Sunday, December 1, 2013
Review: SAMURAI JACK #2
IDW PUBLISHING with Cartoon Network – @IDWPublishing and @cartoonnetwork
WRITER: Jim Zub – @jimzub
ARTIST: Andy Suriano – @wolfboy74
COLORS: Josh Burcham
LETTERS: Shawn Lee
COVER: Andy Suriano
SUBSCRIPTION COVER: Genndy Tartakovsky
COVER RI: Riley Rossmo
28pp, Color, $3.99 U.S. (November 2013)
Samurai Jack created by Genndy Tartakovsky
“Samurai Jack and the Threads of Time” Part 2
There is a legendary samurai, known as “Jack,” who is transported to a dystopian, futuristic Earth. It is ruled by an old enemy of Jack’s, a tyrannical, shape-shifting, demonic wizard named Aku. Jack wanders this future, trying to find a method by which he can travel back in time to the era in which he belongs, Feudal Japan, and keep Aku from creating this troubled future. This is the premise of the 2001-2004, Cartoon Network animated series, Samurai Jack.
Samurai Jack returns in a new five-issue comic book miniseries from IDW Publishing. Written by Jim Zub and drawn by Andy Suriano, Samurai Jack is not merely an adaptation of the cartoon. Because it captures the spirit and look of the original, this comic book IS Samurai Jack. This series focuses on Jack’s quest to gather the Threads of Time, which he can wind into the Rope of Eons and therefore, rewind himself home. He already has one thread.
As Samurai Jack #2 opens, Jack arrives in a small village where he believes he can find another of the Threads of Time. What he finds is a place full of frightened villagers. He discovers that the problem is the village’s so-called protectors, identical twin master martial artists who call themselves “Dis and Dat.”

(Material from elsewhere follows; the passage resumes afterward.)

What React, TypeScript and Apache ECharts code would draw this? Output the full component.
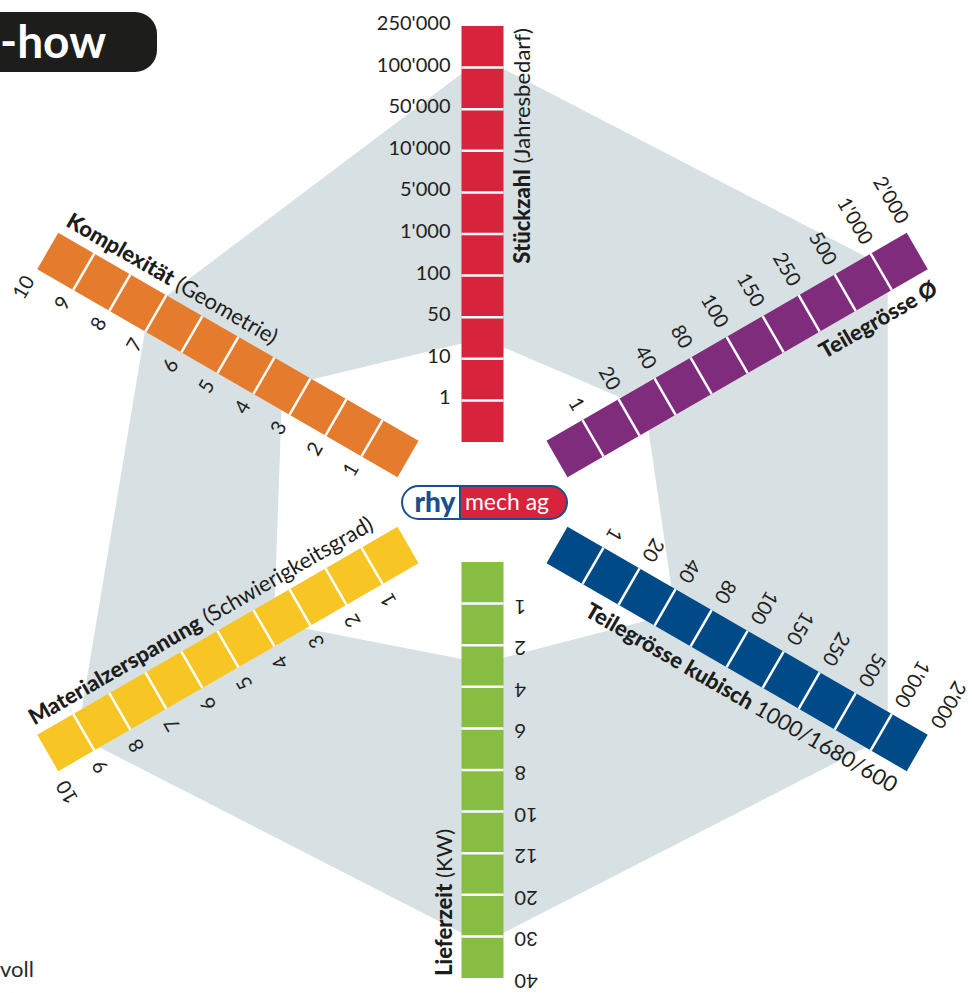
import React, { useEffect, useRef } from 'react';
import * as echarts from 'echarts';

// ---- data ----
const AXIS_NAMES = ['Stückzahl', 'Teilegrösse Ø', 'Teilegrösse kubisch', 'Lieferzeit', 'Materialzerspanung', 'Komplexität'];
const AXIS_SUBTITLES = ['(Jahresbedarf)', '', '1000/1680/600', '(KW)', '(Schwierigkeitsgrad)', '(Geometrie)'];
const AXIS_ANGLES = [90, 30, 330, 270, 210, 150];
const AXIS_COLORS = ['#d8233c', '#7f2c7c', '#004a87', '#86bd42', '#f7c624', '#e57b2d'];

const TICKS_STUECKZAHL = ['1', '10', '50', '100', "1'000", "5'000", "10'000", "50'000", "100'000", "250'000"];
const TICKS_DURCHMESSER = ['1', '20', '40', '80', '100', '150', '250', '500', "1'000", "2'000"];
const TICKS_KUBISCH = ['1', '20', '40', '80', '100', '150', '250', '500', "1'000", "2'000"];
const TICKS_LIEFERZEIT = ['1', '2', '4', '6', '8', '10', '12', '20', '30', '40'];
const TICKS_MATERIAL = ['1', '2', '3', '4', '5', '6', '7', '8', '9', '10'];
const TICKS_KOMPLEX = ['1', '2', '3', '4', '5', '6', '7', '8', '9', '10'];
const AXIS_TICKS = [TICKS_STUECKZAHL, TICKS_DURCHMESSER, TICKS_KUBISCH, TICKS_LIEFERZEIT, TICKS_MATERIAL, TICKS_KOMPLEX];

// range band (position on each scale, 0 = inner end, 10 = outer end)
const RANGE_MAX = [9.23, 9.18, 9.18, 9.17, 9.18, 7.2];
const RANGE_MIN = [2.49, 2.45, 3.28, 2.43, 3.72, 3.49];

// ---- layout constants ----
const SEG_PX = 41.6;
const INNER_DIAG_PX = 86;
const ARM_OFFSET = [-0.625, 0, 0, -0.625, 0, 0]; // vertical arms start closer to the centre
const CENTER: [number, number] = [482.5, 502];
const BAR_WIDTH = 42;
const LABEL_GAP = 11;
const LABEL_SHIFT = 4;
const TITLE_PERP = 39;
const TITLE_SIZE = 22;
const FONT = 'Lato, "Open Sans", sans-serif';

const toRad = (d: number) => (d * Math.PI) / 180;

function geometry(api: any, i: number) {
  const ang = AXIS_ANGLES[i];
  const off = ARM_OFFSET[i];
  const n = AXIS_TICKS[i].length;
  const p0 = api.coord([off, ang]);
  const p1 = api.coord([off + n, ang]);
  const len = Math.hypot(p1[0] - p0[0], p1[1] - p0[1]);
  const ux = (p1[0] - p0[0]) / len;
  const uy = (p1[1] - p0[1]) / len;
  return { ang, off, n, p0, p1, ux, uy, lx: uy, ly: -ux };
}

function renderBand(params: any, api: any) {
  const outer = AXIS_ANGLES.map((a, i) => api.coord([RANGE_MAX[i] + ARM_OFFSET[i], a]));
  const inner = AXIS_ANGLES.map((a, i) => api.coord([RANGE_MIN[i] + ARM_OFFSET[i], a]));
  return {
    type: 'group',
    children: [
      { type: 'polygon', shape: { points: outer }, style: { fill: '#d7e0e3' } },
      { type: 'polygon', shape: { points: inner }, style: { fill: '#ffffff' } },
    ],
  };
}

function renderArm(params: any, api: any) {
  const i = params.dataIndex;
  const g = geometry(api, i);
  const half = BAR_WIDTH / 2;
  const children: any[] = [];
  const { p0, p1, lx, ly, ux, uy } = g;
  children.push({
    type: 'polygon',
    shape: {
      points: [
        [p0[0] + lx * half, p0[1] + ly * half],
        [p1[0] + lx * half, p1[1] + ly * half],
        [p1[0] - lx * half, p1[1] - ly * half],
        [p0[0] - lx * half, p0[1] - ly * half],
      ],
    },
    style: { fill: AXIS_COLORS[i] },
  });
  for (let k = 1; k < g.n; k++) {
    const q = api.coord([g.off + k, g.ang]);
    children.push({
      type: 'line',
      shape: { x1: q[0] + lx * half, y1: q[1] + ly * half, x2: q[0] - lx * half, y2: q[1] - ly * half },
      style: { stroke: '#ffffff', lineWidth: 2.5 },
    });
  }
  const rad = toRad(g.ang);
  const ticks = AXIS_TICKS[i];
  for (let k = 1; k <= g.n; k++) {
    const q = api.coord([g.off + k, g.ang]);
    children.push({
      type: 'text',
      x: q[0] + ux * LABEL_SHIFT + lx * (half + LABEL_GAP),
      y: q[1] + uy * LABEL_SHIFT + ly * (half + LABEL_GAP),
      rotation: rad - Math.PI / 2,
      style: {
        text: ticks[k - 1],
        fill: '#231f20',
        fontSize: 20,
        fontWeight: 'normal',
        fontFamily: FONT,
        align: 'right',
        verticalAlign: 'middle',
      },
    });
  }
  const flip = Math.cos(rad) < -1e-6 || Math.sin(rad) < -0.99;
  const rx = -uy;
  const ry = ux;
  const end = [p1[0] - ux * 2, p1[1] - uy * 2];
  const sub = AXIS_SUBTITLES[i];
  children.push({
    type: 'text',
    x: end[0] + rx * TITLE_PERP,
    y: end[1] + ry * TITLE_PERP,
    rotation: flip ? rad + Math.PI : rad,
    style: {
      text: sub ? `{b|${AXIS_NAMES[i]}} {n|${sub}}` : `{b|${AXIS_NAMES[i]}}`,
      align: flip ? 'left' : 'right',
      verticalAlign: 'middle',
      fill: '#1d1d1b',
      fontSize: TITLE_SIZE,
      fontFamily: FONT,
      rich: {
        b: { fontSize: TITLE_SIZE, fontWeight: 900, fontFamily: FONT, fill: '#1d1d1b' },
        n: { fontSize: TITLE_SIZE, fontWeight: 'normal', fontFamily: FONT, fill: '#1d1d1b' },
      },
    },
  });
  return { type: 'group', children };
}

export default function App() {
  const ref = useRef<HTMLDivElement>(null);
  useEffect(() => {
    const chart = echarts.init(ref.current as HTMLDivElement, null, { renderer: 'svg' });
    const option: any = {
      animation: false,
      backgroundColor: '#ffffff',
      polar: { center: CENTER, radius: INNER_DIAG_PX + 10 * SEG_PX },
      angleAxis: { type: 'value', min: 0, max: 360, startAngle: 0, clockwise: false, show: false },
      radiusAxis: { type: 'value', min: -INNER_DIAG_PX / SEG_PX, max: 10, show: false },
      series: [
        {
          type: 'custom',
          coordinateSystem: 'polar',
          silent: true,
          data: [[5, 0]],
          renderItem: renderBand,
          z: 1,
        },
        {
          type: 'custom',
          coordinateSystem: 'polar',
          silent: true,
          data: AXIS_ANGLES.map((a) => [5, a]),
          renderItem: renderArm,
          z: 2,
        },
      ],
      graphic: [
        {
          type: 'group',
          z: 20,
          children: [
            { type: 'rect', z: 20, shape: { x: -40, y: 12, width: 197, height: 60, r: 22 }, style: { fill: '#1d1d1b' } },
            {
              type: 'text',
              z: 21,
              x: 0,
              y: 40,
              style: { text: '-how', fill: '#ffffff', font: `bold 46px ${FONT}`, align: 'left', verticalAlign: 'middle' },
            },
          ],
        },
        {
          type: 'text',
          z: 20,
          x: 0,
          y: 968,
          style: { text: 'voll', fill: '#2b2a29', font: `normal 22px ${FONT}`, align: 'left', verticalAlign: 'middle' },
        },
        {
          type: 'group',
          z: 20,
          children: [
            { type: 'rect', z: 20, shape: { x: 402, y: 486, width: 165, height: 33, r: 16.5 }, style: { fill: '#ffffff' } },
            { type: 'rect', z: 21, shape: { x: 460, y: 486, width: 107, height: 33, r: [0, 16.5, 16.5, 0] }, style: { fill: '#d8233c' } },
            { type: 'line', z: 22, shape: { x1: 460, y1: 486, x2: 460, y2: 519 }, style: { stroke: '#1b4f8c', lineWidth: 2 } },
            { type: 'rect', z: 22, shape: { x: 402, y: 486, width: 165, height: 33, r: 16.5 }, style: { fill: 'none', stroke: '#1b4f8c', lineWidth: 2 } },
            {
              type: 'text',
              z: 23,
              x: 435,
              y: 501,
              style: { text: 'rhy', fill: '#1b4f8c', font: `900 28px ${FONT}`, align: 'center', verticalAlign: 'middle' },
            },
            {
              type: 'text',
              z: 23,
              x: 507,
              y: 501,
              style: { text: 'mech ag', fill: '#ffffff', font: `normal 23px ${FONT}`, align: 'center', verticalAlign: 'middle' },
            },
          ],
        },
      ],
    };
    chart.setOption(option);
    return () => chart.dispose();
  }, []);
  return (
    <div
      ref={ref}
      style={{ position: 'fixed', left: 0, top: 0, width: 972, height: 993, background: '#ffffff' }}
    />
  );
}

As he did in the first issue, writer Jim Zub maintains the sparkling wit and sly humor that marked the Emmy-winning Samurai Jack television series. Obviously, I’ve read a lot of comic books, and I can say that this is one that captures the feelings I got watching a favorite Saturday morning cartoon. Zub is writing a story that is as true to its source material as the best comic book media tie-ins.
Artist Andy Suriano, a character designer on the original Samurai Jack cartoon, gives this comic book art and graphics that pop off the page. With Josh Burcham’s colors, the art shimmers and glows, which makes reading the story feel like I’m watching a cartoon.
It’s obvious, isn’t it? I love this comic book. It’s one of the best new series of the year. I hope it turns into a regular series.